### INFORMATION SHOWN
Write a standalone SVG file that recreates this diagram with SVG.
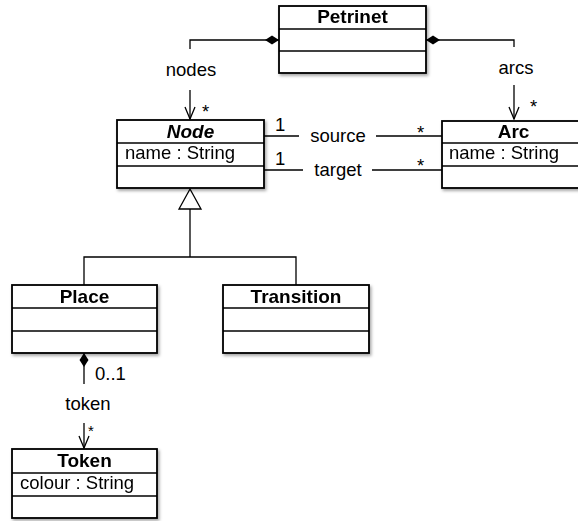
<svg xmlns="http://www.w3.org/2000/svg" width="578" height="521" viewBox="0 0 578 521">
  <defs>
    <filter id="shadow" x="-10%" y="-10%" width="130%" height="130%">
      <feDropShadow dx="1.5" dy="2" stdDeviation="1.5" flood-color="#000" flood-opacity="0.35"/>
    </filter>
    <marker id="open-arrow" viewBox="0 0 14 12" refX="13" refY="6" markerWidth="14" markerHeight="12" markerUnits="userSpaceOnUse" orient="auto">
      <path d="M1,1 L13,6 L1,11" fill="none" stroke="#000" stroke-width="1.3"/>
    </marker>
    <marker id="diamond" viewBox="0 0 16 10" refX="1" refY="5" markerWidth="16" markerHeight="10" markerUnits="userSpaceOnUse" orient="auto">
      <path d="M1,5 L8,0.5 L15,5 L8,9.5 Z" fill="#000"/>
    </marker>
  </defs>
  <style>
    .box { fill: #fff; stroke: #000; stroke-width: 1.8; }
    .sep { stroke: #000; stroke-width: 1.5; }
    .line { fill: none; stroke: #000; stroke-width: 1.3; }
    text { font-family: "Liberation Sans", Arial, Helvetica, sans-serif; font-size: 18.5px; fill: #000; }
    .title { font-weight: bold; font-size: 19px; text-anchor: middle; }
    .abstract { font-style: italic; }
    .mid { text-anchor: middle; }
  </style>

  <g id="connectors">
    <!-- Petrinet composes nodes -->
    <path class="line" d="M279,40 H190 V49" marker-start="url(#diamond)"/>
    <text class="mid" x="191" y="76">nodes</text>
    <path class="line" d="M190,90 V119" marker-end="url(#open-arrow)"/>
    <text x="202" y="118">*</text>

    <!-- Petrinet composes arcs -->
    <path class="line" d="M426,40 H514 V47" marker-start="url(#diamond)"/>
    <text class="mid" x="516" y="74">arcs</text>
    <path class="line" d="M514,85 V119" marker-end="url(#open-arrow)"/>
    <text x="530" y="113">*</text>

    <!-- Arc source / target -->
    <path class="line" d="M264,136 H299 M376,136 H442"/>
    <text class="mid" x="338" y="142">source</text>
    <text x="275" y="131">1</text>
    <text x="417" y="139">*</text>
    <path class="line" d="M264,170 H303 M372,170 H442"/>
    <text class="mid" x="338" y="176">target</text>
    <text x="275" y="165">1</text>
    <text x="417" y="172">*</text>

    <!-- generalization -->
    <path class="line" d="M190,209 V257 M84,285 V257 H296 V285"/>
    <path d="M190,189 L201,209 L179,209 Z" fill="#fff" stroke="#000" stroke-width="1.3"/>

    <!-- Place composes token -->
    <path class="line" d="M84,353 V384" marker-start="url(#diamond)"/>
    <text x="95" y="380">0..1</text>
    <text class="mid" x="88" y="410">token</text>
    <path class="line" d="M84,423 V448" marker-end="url(#open-arrow)"/>
    <text x="88" y="436" style="font-size:15px">*</text>
  </g>

  <g id="Petrinet" filter="url(#shadow)">
    <rect class="box" x="279" y="6" width="147" height="67"/>
    <line class="sep" x1="279" y1="29" x2="426" y2="29"/>
    <line class="sep" x1="279" y1="51" x2="426" y2="51"/>
    <text class="title" x="352.5" y="23">Petrinet</text>
  </g>

  <g id="Node" filter="url(#shadow)">
    <rect class="box" x="117" y="120" width="147" height="68"/>
    <line class="sep" x1="117" y1="143" x2="264" y2="143"/>
    <line class="sep" x1="117" y1="166" x2="264" y2="166"/>
    <text class="title abstract" x="190.5" y="138">Node</text>
    <text x="125" y="159">name : String</text>
  </g>

  <g id="Arc" filter="url(#shadow)">
    <rect class="box" x="442" y="121" width="143" height="67"/>
    <line class="sep" x1="442" y1="143" x2="585" y2="143"/>
    <line class="sep" x1="442" y1="166" x2="585" y2="166"/>
    <text class="title" x="513.5" y="138">Arc</text>
    <text x="449" y="159">name : String</text>
  </g>

  <g id="Place" filter="url(#shadow)">
    <rect class="box" x="12" y="285" width="145" height="68"/>
    <line class="sep" x1="12" y1="308" x2="157" y2="308"/>
    <line class="sep" x1="12" y1="331" x2="157" y2="331"/>
    <text class="title" x="84.5" y="303">Place</text>
  </g>

  <g id="Transition" filter="url(#shadow)">
    <rect class="box" x="223" y="285" width="146" height="68"/>
    <line class="sep" x1="223" y1="308" x2="369" y2="308"/>
    <line class="sep" x1="223" y1="331" x2="369" y2="331"/>
    <text class="title" x="296" y="303">Transition</text>
  </g>

  <g id="Token" filter="url(#shadow)">
    <rect class="box" x="12" y="449" width="145" height="69"/>
    <line class="sep" x1="12" y1="473" x2="157" y2="473"/>
    <line class="sep" x1="12" y1="496" x2="157" y2="496"/>
    <text class="title" x="84.5" y="467">Token</text>
    <text x="20" y="489">colour : String</text>
  </g>
</svg>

### EXERCISE
Send back the data above word for word, with the pictures left out.

### EXERCISE ANSWER
Write a standalone SVG file that recreates this diagram with SVG.
<svg xmlns="http://www.w3.org/2000/svg" width="578" height="521" viewBox="0 0 578 521">
  <defs>
    <filter id="shadow" x="-10%" y="-10%" width="130%" height="130%">
      <feDropShadow dx="1.5" dy="2" stdDeviation="1.5" flood-color="#000" flood-opacity="0.35"/>
    </filter>
    <marker id="open-arrow" viewBox="0 0 14 12" refX="13" refY="6" markerWidth="14" markerHeight="12" markerUnits="userSpaceOnUse" orient="auto">
      <path d="M1,1 L13,6 L1,11" fill="none" stroke="#000" stroke-width="1.3"/>
    </marker>
    <marker id="diamond" viewBox="0 0 16 10" refX="1" refY="5" markerWidth="16" markerHeight="10" markerUnits="userSpaceOnUse" orient="auto">
      <path d="M1,5 L8,0.5 L15,5 L8,9.5 Z" fill="#000"/>
    </marker>
  </defs>
  <style>
    .box { fill: #fff; stroke: #000; stroke-width: 1.8; }
    .sep { stroke: #000; stroke-width: 1.5; }
    .line { fill: none; stroke: #000; stroke-width: 1.3; }
    text { font-family: "Liberation Sans", Arial, Helvetica, sans-serif; font-size: 18.5px; fill: #000; }
    .title { font-weight: bold; font-size: 19px; text-anchor: middle; }
    .abstract { font-style: italic; }
    .mid { text-anchor: middle; }
  </style>

  <g id="connectors">
    <!-- Petrinet composes nodes -->
    <path class="line" d="M279,40 H190 V49" marker-start="url(#diamond)"/>
    <text class="mid" x="191" y="76">nodes</text>
    <path class="line" d="M190,90 V119" marker-end="url(#open-arrow)"/>
    <text x="202" y="118">*</text>

    <!-- Petrinet composes arcs -->
    <path class="line" d="M426,40 H514 V47" marker-start="url(#diamond)"/>
    <text class="mid" x="516" y="74">arcs</text>
    <path class="line" d="M514,85 V119" marker-end="url(#open-arrow)"/>
    <text x="530" y="113">*</text>

    <!-- Arc source / target -->
    <path class="line" d="M264,136 H299 M376,136 H442"/>
    <text class="mid" x="338" y="142">source</text>
    <text x="275" y="131">1</text>
    <text x="417" y="139">*</text>
    <path class="line" d="M264,170 H303 M372,170 H442"/>
    <text class="mid" x="338" y="176">target</text>
    <text x="275" y="165">1</text>
    <text x="417" y="172">*</text>

    <!-- generalization -->
    <path class="line" d="M190,209 V257 M84,285 V257 H296 V285"/>
    <path d="M190,189 L201,209 L179,209 Z" fill="#fff" stroke="#000" stroke-width="1.3"/>

    <!-- Place composes token -->
    <path class="line" d="M84,353 V384" marker-start="url(#diamond)"/>
    <text x="95" y="380">0..1</text>
    <text class="mid" x="88" y="410">token</text>
    <path class="line" d="M84,423 V448" marker-end="url(#open-arrow)"/>
    <text x="88" y="436" style="font-size:15px">*</text>
  </g>

  <g id="Petrinet" filter="url(#shadow)">
    <rect class="box" x="279" y="6" width="147" height="67"/>
    <line class="sep" x1="279" y1="29" x2="426" y2="29"/>
    <line class="sep" x1="279" y1="51" x2="426" y2="51"/>
    <text class="title" x="352.5" y="23">Petrinet</text>
  </g>

  <g id="Node" filter="url(#shadow)">
    <rect class="box" x="117" y="120" width="147" height="68"/>
    <line class="sep" x1="117" y1="143" x2="264" y2="143"/>
    <line class="sep" x1="117" y1="166" x2="264" y2="166"/>
    <text class="title abstract" x="190.5" y="138">Node</text>
    <text x="125" y="159">name : String</text>
  </g>

  <g id="Arc" filter="url(#shadow)">
    <rect class="box" x="442" y="121" width="143" height="67"/>
    <line class="sep" x1="442" y1="143" x2="585" y2="143"/>
    <line class="sep" x1="442" y1="166" x2="585" y2="166"/>
    <text class="title" x="513.5" y="138">Arc</text>
    <text x="449" y="159">name : String</text>
  </g>

  <g id="Place" filter="url(#shadow)">
    <rect class="box" x="12" y="285" width="145" height="68"/>
    <line class="sep" x1="12" y1="308" x2="157" y2="308"/>
    <line class="sep" x1="12" y1="331" x2="157" y2="331"/>
    <text class="title" x="84.5" y="303">Place</text>
  </g>

  <g id="Transition" filter="url(#shadow)">
    <rect class="box" x="223" y="285" width="146" height="68"/>
    <line class="sep" x1="223" y1="308" x2="369" y2="308"/>
    <line class="sep" x1="223" y1="331" x2="369" y2="331"/>
    <text class="title" x="296" y="303">Transition</text>
  </g>

  <g id="Token" filter="url(#shadow)">
    <rect class="box" x="12" y="449" width="145" height="69"/>
    <line class="sep" x1="12" y1="473" x2="157" y2="473"/>
    <line class="sep" x1="12" y1="496" x2="157" y2="496"/>
    <text class="title" x="84.5" y="467">Token</text>
    <text x="20" y="489">colour : String</text>
  </g>
</svg>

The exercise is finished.